In part 3, called "polyhedra in geometrical imagination", the contributions become more mathematical. Here we find more general polyhedra, and discussions about molecular stability, dual graphs, Dirichlet tessellations and spider webs, diophantine equations, rigidity, decomposition of solids, etc. The final contribution is a set of 10 geometrical problems that are still (partly) open problems still waiting for a solution.
Although there are 22 papers by many different authors, there is an extensive global index that helps you to find the items you are looking for. The readability of the papers is kept as smooth as possible by collecting notes, remarks and references in a section at the end of the book.
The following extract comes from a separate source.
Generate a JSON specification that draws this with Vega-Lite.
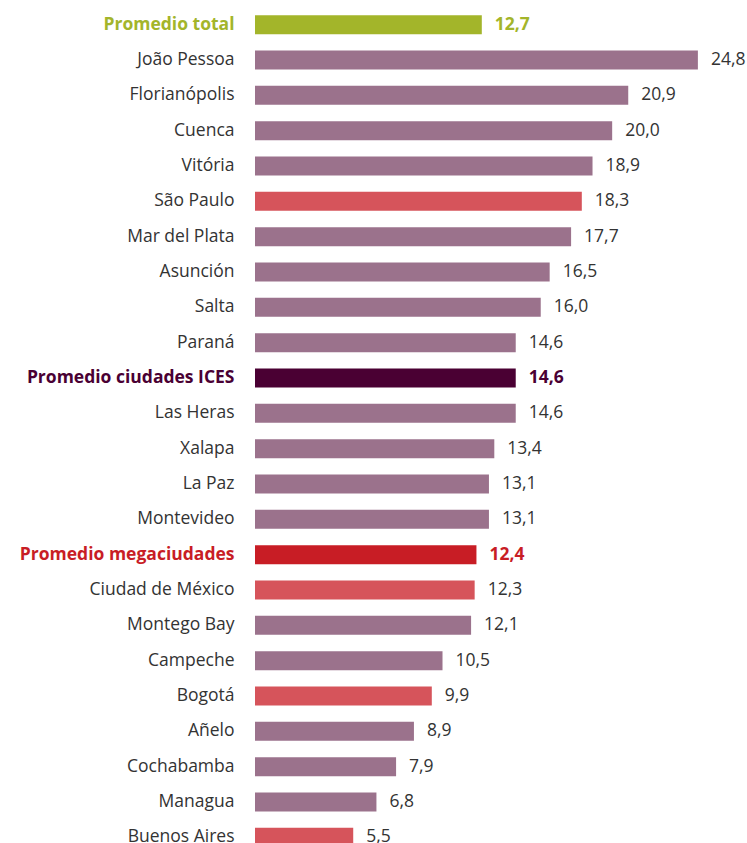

Of course the style cannot be uniform since there is a difference between an historical survey, an exposition of how to glue pieces of cardboard together, and a mathematical paper with theorems. However, by the ordering of the papers, the reader grows gradually into the mathematics as he of she is reading on towards the end of the book.
The book is amply illustrated and aiming at a public from 9 till 99. It will be of interest to a very broad public. Form a mathematical side children might be interested in geometrical puzzles and advanced mathematicians may be interested in solving the open problems, and the whole range in between will probably find something interesting of their own taste. But of cause also the non-mathematician will be attracted by these fascinating building blocks in nature, art, science and engineering.